__Request__
Reproduce exactly, with no pictures, each line from the opening of the material down through the line containing "(aufr) at (565,295)".

__Information provided__
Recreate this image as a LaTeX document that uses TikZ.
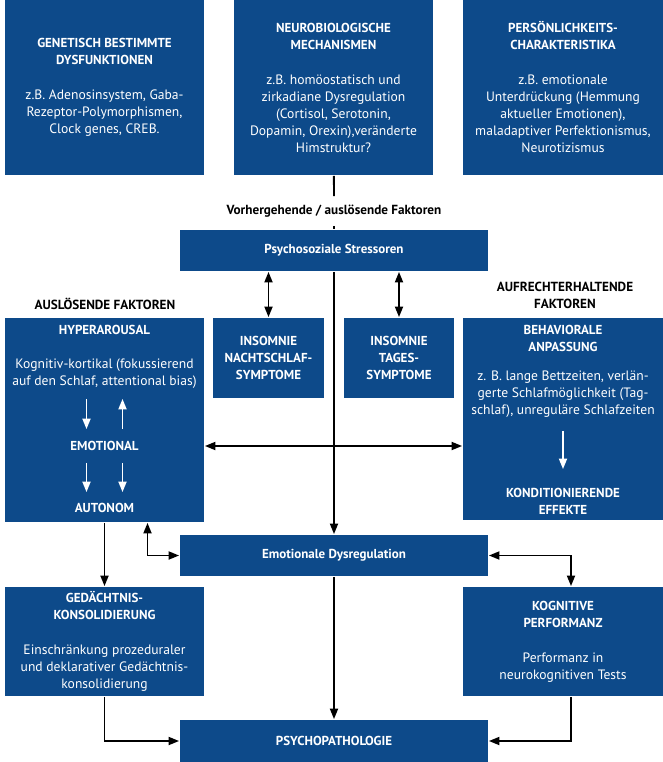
\documentclass[tikz,border=0pt]{standalone}
\usepackage{fontspec}
\setmainfont{PT Sans}
\usepackage{xcolor}
\usepackage{tikz}
\usetikzlibrary{arrows.meta, positioning}
\definecolor{boxblue}{RGB}{13,74,138}
\newcommand{\boxhead}[1]{{\fontsize{13}{17}\selectfont\bfseries #1}}

\begin{document}
\begin{tikzpicture}[x=1pt,y=-1pt,>={Triangle[length=10.5pt,width=8pt]},line width=1.8pt,
    every node/.style={font=\fontsize{13.6}{17}\selectfont,align=center,inner sep=0pt},
    box/.style={fill=boxblue,text=white},
    inbox/.style={text=white},
    lbl/.style={font=\fontsize{13.2}{17}\selectfont\bfseries}]
    \useasboundingbox (0,0) rectangle (663,762);

    \node[box,minimum width=199,minimum height=175] (gen) at (104.5,87.5) {\boxhead{GENETISCH BESTIMMTE}\\\boxhead{DYSFUNKTIONEN}\\[18pt]z.B. Adenosinsystem, Gaba-\\Rezeptor-Polymorphismen,\\Clock genes, CREB.};
    \node[box,minimum width=199,minimum height=175] (neuro) at (333.5,87.5) {\boxhead{NEUROBIOLOGISCHE}\\\boxhead{MECHANISMEN}\\[18pt]z.B. homöostatisch und\\zirkadiane Dysregulation\\(Cortisol, Serotonin,\\Dopamin, Orexin),veränderte\\Himstruktur?};
    \node[box,minimum width=200,minimum height=175] (pers) at (563,87.5) {\boxhead{PERSÖNLICHKEITS-}\\\boxhead{CHARAKTERISTIKA}\\[18pt]z.B. emotionale\\Unterdrückung (Hemmung\\aktueller Emotionen),\\maladaptiver Perfektionismus,\\Neurotizismus};

    \node[lbl,minimum height=28] (vorh) at (334,211) {Vorhergehende / auslösende Faktoren};
    \node[box,minimum width=308,minimum height=41] (psy) at (334,250.5) {\boxhead{Psychosoziale Stressoren}};

    \node[lbl] (ausl) at (105,304) {AUSLÖSENDE FAKTOREN};
    \node[lbl] (aufr) at (565,295) {AUFRECHTERHALTENDE\\FAKTOREN};

    \node[box,minimum width=111,minimum height=80] (nacht) at (268.5,358) {\boxhead{INSOMNIE}\\\boxhead{NACHTSCHLAF-}\\\boxhead{SYMPTOME}};
    \node[box,minimum width=110,minimum height=80] (tages) at (399,358) {\boxhead{INSOMNIE}\\\boxhead{TAGES-}\\\boxhead{SYMPTOME}};

    \node[box,minimum width=199,minimum height=204] (hyp) at (104.5,420) {};
    \node[inbox] (hyptitle) at (104.5,330) {\boxhead{HYPERAROUSAL}};
    \node[inbox,minimum height=48] (kog) at (104.5,374) {Kognitiv-kortikal (fokussierend\\auf den Schlaf, attentional bias)};
    \node[inbox,minimum height=32] (emo) at (104.5,446) {\boxhead{EMOTIONAL}};
    \node[inbox,minimum height=30] (auto) at (104.5,508) {\boxhead{AUTONOM}};

    \node[box,minimum width=200,minimum height=202] (beh) at (563,419) {};
    \node[inbox] (behtitle) at (563,338.5) {\boxhead{BEHAVIORALE}\\\boxhead{ANPASSUNG}};
    \node[inbox,minimum height=72] (behtext) at (563,394) {z. B. lange Bettzeiten, verlän-\\gerte Schlafmöglichkeit (Tag-\\schlaf), unreguläre Schlafzeiten};
    \node[inbox,minimum height=63] (kond) at (563,501.5) {\boxhead{KONDITIONIERENDE}\\\boxhead{EFFEKTE}};

    \node[box,minimum width=308,minimum height=41] (emodys) at (334,555.5) {\boxhead{Emotionale Dysregulation}};

    \node[box,minimum width=199,minimum height=109] (ged) at (104.5,641.5) {\boxhead{GEDÄCHTNIS-}\\\boxhead{KONSOLIDIERUNG}\\[18pt]Einschränkung prozeduraler\\und deklarativer Gedächtnis-\\konsolidierung};
    \node[box,minimum width=200,minimum height=109] (kogn) at (563,641.5) {\boxhead{KOGNITIVE}\\\boxhead{PERFORMANZ}\\[18pt]Performanz in\\neurokognitiven Tests};

    \node[box,minimum width=308,minimum height=42] (patho) at (334,741) {\boxhead{PSYCHOPATHOLOGIE}};

    \draw[white,->] ([xshift=-18]kog.south) -- ([xshift=-18]emo.north);
    \draw[white,<-] ([xshift=18]kog.south) -- ([xshift=18]emo.north);
    \draw[white,->] ([xshift=-18]emo.south) -- ([xshift=-18]auto.north);
    \draw[white,->] ([xshift=18]emo.south) -- ([xshift=18]auto.north);
    \draw[white,->] (behtext.south) -- (kond.north);

    \path (neuro) edge (vorh)
          (vorh.south) edge (psy.north)
          (nacht.north) edge[<->] (nacht.north |- psy.south)
          (tages.north) edge[<->] (tages.north |- psy.south)
          (psy) edge[->] (emodys)
          (emo -| hyp.east) edge[<->] (emo -| beh.west)
          (hyp) edge[->] (ged)
          (emodys) edge[->] (patho);
    \draw[<->] ([xshift=43]hyp.south) |- (emodys.west);
    \draw[<->] (emodys.east) -| ([xshift=8]kogn.north);
    \draw[->] (ged.south) |- (patho.west);
    \draw[->] ([xshift=8]kogn.south) |- (patho.east);
\end{tikzpicture}
\end{document}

__The result__
Recreate this image as a LaTeX document that uses TikZ.
\documentclass[tikz,border=0pt]{standalone}
\usepackage{fontspec}
\setmainfont{PT Sans}
\usepackage{xcolor}
\usepackage{tikz}
\usetikzlibrary{arrows.meta, positioning}
\definecolor{boxblue}{RGB}{13,74,138}
\newcommand{\boxhead}[1]{{\fontsize{13}{17}\selectfont\bfseries #1}}

\begin{document}
\begin{tikzpicture}[x=1pt,y=-1pt,>={Triangle[length=10.5pt,width=8pt]},line width=1.8pt,
    every node/.style={font=\fontsize{13.6}{17}\selectfont,align=center,inner sep=0pt},
    box/.style={fill=boxblue,text=white},
    inbox/.style={text=white},
    lbl/.style={font=\fontsize{13.2}{17}\selectfont\bfseries}]
    \useasboundingbox (0,0) rectangle (663,762);

    \node[box,minimum width=199,minimum height=175] (gen) at (104.5,87.5) {\boxhead{GENETISCH BESTIMMTE}\\\boxhead{DYSFUNKTIONEN}\\[18pt]z.B. Adenosinsystem, Gaba-\\Rezeptor-Polymorphismen,\\Clock genes, CREB.};
    \node[box,minimum width=199,minimum height=175] (neuro) at (333.5,87.5) {\boxhead{NEUROBIOLOGISCHE}\\\boxhead{MECHANISMEN}\\[18pt]z.B. homöostatisch und\\zirkadiane Dysregulation\\(Cortisol, Serotonin,\\Dopamin, Orexin),veränderte\\Himstruktur?};
    \node[box,minimum width=200,minimum height=175] (pers) at (563,87.5) {\boxhead{PERSÖNLICHKEITS-}\\\boxhead{CHARAKTERISTIKA}\\[18pt]z.B. emotionale\\Unterdrückung (Hemmung\\aktueller Emotionen),\\maladaptiver Perfektionismus,\\Neurotizismus};

    \node[lbl,minimum height=28] (vorh) at (334,211) {Vorhergehende / auslösende Faktoren};
    \node[box,minimum width=308,minimum height=41] (psy) at (334,250.5) {\boxhead{Psychosoziale Stressoren}};

    \node[lbl] (ausl) at (105,304) {AUSLÖSENDE FAKTOREN};
    \node[lbl] (aufr) at (565,295) {AUFRECHTERHALTENDE\\FAKTOREN};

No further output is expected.